:: Listing ::

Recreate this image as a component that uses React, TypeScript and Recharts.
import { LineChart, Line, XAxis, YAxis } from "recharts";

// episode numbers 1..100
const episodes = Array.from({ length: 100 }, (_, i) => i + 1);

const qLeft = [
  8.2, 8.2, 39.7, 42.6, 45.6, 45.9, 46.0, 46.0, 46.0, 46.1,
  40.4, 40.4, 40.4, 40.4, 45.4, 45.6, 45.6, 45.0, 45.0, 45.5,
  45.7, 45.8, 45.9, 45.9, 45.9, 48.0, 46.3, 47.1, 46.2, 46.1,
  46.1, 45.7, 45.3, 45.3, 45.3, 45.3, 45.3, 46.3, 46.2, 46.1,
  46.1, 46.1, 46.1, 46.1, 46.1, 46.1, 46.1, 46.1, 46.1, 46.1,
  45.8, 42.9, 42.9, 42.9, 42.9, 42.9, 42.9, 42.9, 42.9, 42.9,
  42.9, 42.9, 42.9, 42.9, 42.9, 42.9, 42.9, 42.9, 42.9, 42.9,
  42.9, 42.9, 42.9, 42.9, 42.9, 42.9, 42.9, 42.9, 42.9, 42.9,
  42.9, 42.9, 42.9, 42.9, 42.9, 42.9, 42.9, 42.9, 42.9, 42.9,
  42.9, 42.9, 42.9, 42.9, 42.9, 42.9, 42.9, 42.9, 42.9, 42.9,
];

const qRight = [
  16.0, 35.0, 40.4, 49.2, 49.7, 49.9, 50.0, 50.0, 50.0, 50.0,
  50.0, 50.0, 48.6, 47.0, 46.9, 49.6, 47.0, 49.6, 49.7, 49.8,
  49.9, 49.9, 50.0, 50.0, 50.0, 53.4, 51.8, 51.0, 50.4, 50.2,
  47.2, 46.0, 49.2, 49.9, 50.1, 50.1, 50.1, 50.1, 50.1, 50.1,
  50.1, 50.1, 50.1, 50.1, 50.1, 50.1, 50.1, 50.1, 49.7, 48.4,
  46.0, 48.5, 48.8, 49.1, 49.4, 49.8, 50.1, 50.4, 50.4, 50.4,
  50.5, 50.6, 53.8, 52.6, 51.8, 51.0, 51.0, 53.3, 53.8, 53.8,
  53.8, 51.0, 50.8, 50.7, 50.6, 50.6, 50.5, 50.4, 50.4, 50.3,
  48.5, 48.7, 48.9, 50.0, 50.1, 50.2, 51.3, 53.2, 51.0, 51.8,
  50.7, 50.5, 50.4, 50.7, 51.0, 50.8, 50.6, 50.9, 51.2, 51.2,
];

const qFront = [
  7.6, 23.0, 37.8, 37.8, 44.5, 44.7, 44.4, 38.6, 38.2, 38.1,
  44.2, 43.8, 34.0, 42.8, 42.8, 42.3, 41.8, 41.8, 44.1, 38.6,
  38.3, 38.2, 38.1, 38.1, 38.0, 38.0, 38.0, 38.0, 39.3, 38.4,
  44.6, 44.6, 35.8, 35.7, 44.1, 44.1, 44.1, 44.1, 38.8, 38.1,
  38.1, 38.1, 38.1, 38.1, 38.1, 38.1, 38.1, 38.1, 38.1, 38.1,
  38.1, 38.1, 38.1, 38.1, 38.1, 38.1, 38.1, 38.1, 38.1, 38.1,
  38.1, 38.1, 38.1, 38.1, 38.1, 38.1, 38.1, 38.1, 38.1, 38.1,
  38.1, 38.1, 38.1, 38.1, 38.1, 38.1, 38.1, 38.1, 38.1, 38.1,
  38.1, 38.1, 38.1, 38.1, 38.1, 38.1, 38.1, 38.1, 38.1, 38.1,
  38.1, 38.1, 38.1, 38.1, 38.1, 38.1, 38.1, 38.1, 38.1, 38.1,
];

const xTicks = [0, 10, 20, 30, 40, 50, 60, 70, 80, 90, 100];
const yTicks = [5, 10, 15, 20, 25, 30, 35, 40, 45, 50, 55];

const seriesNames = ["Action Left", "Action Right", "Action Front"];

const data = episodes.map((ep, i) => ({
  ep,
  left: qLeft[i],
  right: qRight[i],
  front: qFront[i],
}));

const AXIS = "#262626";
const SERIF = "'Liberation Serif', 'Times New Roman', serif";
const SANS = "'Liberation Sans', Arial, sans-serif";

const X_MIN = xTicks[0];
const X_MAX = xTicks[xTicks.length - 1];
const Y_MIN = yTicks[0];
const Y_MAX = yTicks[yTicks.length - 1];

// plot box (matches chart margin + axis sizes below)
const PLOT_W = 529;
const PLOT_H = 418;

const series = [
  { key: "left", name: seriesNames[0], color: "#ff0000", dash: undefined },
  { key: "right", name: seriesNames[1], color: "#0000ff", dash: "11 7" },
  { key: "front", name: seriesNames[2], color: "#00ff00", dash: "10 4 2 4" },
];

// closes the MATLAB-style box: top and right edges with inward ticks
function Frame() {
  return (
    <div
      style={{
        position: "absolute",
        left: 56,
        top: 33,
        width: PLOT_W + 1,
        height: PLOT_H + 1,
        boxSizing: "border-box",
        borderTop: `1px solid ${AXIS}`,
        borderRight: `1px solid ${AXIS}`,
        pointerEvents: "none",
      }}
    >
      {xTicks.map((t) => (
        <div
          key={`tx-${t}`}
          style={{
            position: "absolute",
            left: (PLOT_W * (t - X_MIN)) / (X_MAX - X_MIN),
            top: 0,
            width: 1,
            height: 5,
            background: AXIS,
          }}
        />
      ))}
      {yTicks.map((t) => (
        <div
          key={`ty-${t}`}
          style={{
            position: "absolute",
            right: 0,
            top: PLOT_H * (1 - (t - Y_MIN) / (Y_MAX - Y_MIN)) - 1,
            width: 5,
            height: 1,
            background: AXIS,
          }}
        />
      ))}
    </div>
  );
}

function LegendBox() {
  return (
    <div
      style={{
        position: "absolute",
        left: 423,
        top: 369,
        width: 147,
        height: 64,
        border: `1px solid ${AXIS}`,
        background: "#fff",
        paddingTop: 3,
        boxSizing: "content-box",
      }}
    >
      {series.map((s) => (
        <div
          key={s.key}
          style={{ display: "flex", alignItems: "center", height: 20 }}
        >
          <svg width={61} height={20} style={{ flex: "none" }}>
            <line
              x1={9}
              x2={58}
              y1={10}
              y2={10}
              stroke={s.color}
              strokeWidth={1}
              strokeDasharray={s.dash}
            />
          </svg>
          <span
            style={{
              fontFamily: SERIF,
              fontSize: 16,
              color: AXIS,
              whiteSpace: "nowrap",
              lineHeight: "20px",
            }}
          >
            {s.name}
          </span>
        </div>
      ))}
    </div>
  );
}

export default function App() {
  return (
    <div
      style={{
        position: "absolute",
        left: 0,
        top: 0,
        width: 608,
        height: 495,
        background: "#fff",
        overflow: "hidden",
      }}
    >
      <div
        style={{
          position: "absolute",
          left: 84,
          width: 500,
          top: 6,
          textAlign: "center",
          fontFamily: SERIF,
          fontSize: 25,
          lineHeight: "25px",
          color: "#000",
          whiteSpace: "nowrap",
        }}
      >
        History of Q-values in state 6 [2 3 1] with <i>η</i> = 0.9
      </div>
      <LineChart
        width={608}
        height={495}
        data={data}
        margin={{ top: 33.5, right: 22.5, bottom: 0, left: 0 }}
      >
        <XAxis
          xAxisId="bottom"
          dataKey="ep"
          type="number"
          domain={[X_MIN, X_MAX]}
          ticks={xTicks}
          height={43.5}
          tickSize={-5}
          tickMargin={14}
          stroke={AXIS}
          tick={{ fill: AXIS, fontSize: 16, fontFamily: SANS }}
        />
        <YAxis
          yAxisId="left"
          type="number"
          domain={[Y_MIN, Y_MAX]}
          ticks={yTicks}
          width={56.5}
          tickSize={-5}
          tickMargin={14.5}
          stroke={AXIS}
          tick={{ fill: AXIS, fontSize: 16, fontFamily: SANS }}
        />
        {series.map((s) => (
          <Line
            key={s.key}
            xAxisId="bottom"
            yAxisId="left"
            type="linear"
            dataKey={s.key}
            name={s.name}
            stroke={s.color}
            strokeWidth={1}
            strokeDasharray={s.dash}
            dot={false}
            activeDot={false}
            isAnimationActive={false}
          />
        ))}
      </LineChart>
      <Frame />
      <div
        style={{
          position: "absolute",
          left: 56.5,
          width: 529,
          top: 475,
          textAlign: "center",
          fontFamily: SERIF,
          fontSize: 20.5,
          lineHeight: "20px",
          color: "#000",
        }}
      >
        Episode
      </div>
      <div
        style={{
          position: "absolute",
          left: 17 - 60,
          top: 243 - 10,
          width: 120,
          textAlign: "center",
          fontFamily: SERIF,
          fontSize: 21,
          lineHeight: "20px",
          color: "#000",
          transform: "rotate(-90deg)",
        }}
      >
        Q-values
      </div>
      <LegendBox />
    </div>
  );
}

:::
:: Listing ::

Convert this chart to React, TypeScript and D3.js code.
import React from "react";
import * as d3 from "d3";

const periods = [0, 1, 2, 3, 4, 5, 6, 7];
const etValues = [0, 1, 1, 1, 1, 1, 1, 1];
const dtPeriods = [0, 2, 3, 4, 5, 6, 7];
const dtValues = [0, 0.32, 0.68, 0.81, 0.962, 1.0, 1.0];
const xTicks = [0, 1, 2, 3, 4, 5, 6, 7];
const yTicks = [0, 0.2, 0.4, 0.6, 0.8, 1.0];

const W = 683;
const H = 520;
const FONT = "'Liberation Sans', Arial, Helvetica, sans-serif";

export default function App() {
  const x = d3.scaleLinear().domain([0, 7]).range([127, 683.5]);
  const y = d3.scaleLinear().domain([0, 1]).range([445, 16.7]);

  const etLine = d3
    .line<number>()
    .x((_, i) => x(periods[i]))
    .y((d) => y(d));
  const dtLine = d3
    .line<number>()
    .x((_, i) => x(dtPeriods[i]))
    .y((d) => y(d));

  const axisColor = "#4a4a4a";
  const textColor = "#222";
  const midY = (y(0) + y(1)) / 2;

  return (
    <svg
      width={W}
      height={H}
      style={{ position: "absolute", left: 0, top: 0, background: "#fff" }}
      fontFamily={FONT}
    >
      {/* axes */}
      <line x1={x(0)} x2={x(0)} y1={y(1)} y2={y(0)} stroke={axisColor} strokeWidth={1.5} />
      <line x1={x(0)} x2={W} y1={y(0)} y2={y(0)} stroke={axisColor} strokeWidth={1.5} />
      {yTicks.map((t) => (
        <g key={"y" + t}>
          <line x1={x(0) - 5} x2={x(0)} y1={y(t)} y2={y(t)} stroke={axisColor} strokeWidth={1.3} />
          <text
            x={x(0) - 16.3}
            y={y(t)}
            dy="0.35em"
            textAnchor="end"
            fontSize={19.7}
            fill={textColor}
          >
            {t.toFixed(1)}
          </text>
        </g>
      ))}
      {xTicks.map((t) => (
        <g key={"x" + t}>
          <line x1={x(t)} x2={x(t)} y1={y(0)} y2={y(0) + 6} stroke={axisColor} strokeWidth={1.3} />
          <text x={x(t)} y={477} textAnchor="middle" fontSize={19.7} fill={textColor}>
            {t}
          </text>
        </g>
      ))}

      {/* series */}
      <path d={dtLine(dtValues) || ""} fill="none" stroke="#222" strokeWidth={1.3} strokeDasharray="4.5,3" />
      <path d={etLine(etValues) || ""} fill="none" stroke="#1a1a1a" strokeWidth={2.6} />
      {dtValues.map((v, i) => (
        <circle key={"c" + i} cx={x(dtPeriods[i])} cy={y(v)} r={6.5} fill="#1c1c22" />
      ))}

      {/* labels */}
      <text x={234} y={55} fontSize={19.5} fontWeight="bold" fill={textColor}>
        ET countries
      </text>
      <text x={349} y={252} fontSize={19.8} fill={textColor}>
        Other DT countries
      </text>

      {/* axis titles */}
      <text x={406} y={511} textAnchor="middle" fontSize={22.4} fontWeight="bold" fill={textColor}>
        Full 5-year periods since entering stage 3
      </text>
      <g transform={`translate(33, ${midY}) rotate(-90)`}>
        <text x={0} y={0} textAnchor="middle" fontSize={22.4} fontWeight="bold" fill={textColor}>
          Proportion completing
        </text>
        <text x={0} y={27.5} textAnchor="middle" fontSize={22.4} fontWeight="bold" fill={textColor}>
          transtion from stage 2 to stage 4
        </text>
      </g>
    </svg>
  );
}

:::

Your task is to transcribe only the lines from the line containing "Convert this chart" through the line containing "const y = d3.scaleLinear().domain([0, 1]).range([445, 16.7]);", word for word.

▸ Task result:
Convert this chart to React, TypeScript and D3.js code.
import React from "react";
import * as d3 from "d3";

const periods = [0, 1, 2, 3, 4, 5, 6, 7];
const etValues = [0, 1, 1, 1, 1, 1, 1, 1];
const dtPeriods = [0, 2, 3, 4, 5, 6, 7];
const dtValues = [0, 0.32, 0.68, 0.81, 0.962, 1.0, 1.0];
const xTicks = [0, 1, 2, 3, 4, 5, 6, 7];
const yTicks = [0, 0.2, 0.4, 0.6, 0.8, 1.0];

const W = 683;
const H = 520;
const FONT = "'Liberation Sans', Arial, Helvetica, sans-serif";

export default function App() {
  const x = d3.scaleLinear().domain([0, 7]).range([127, 683.5]);
  const y = d3.scaleLinear().domain([0, 1]).range([445, 16.7]);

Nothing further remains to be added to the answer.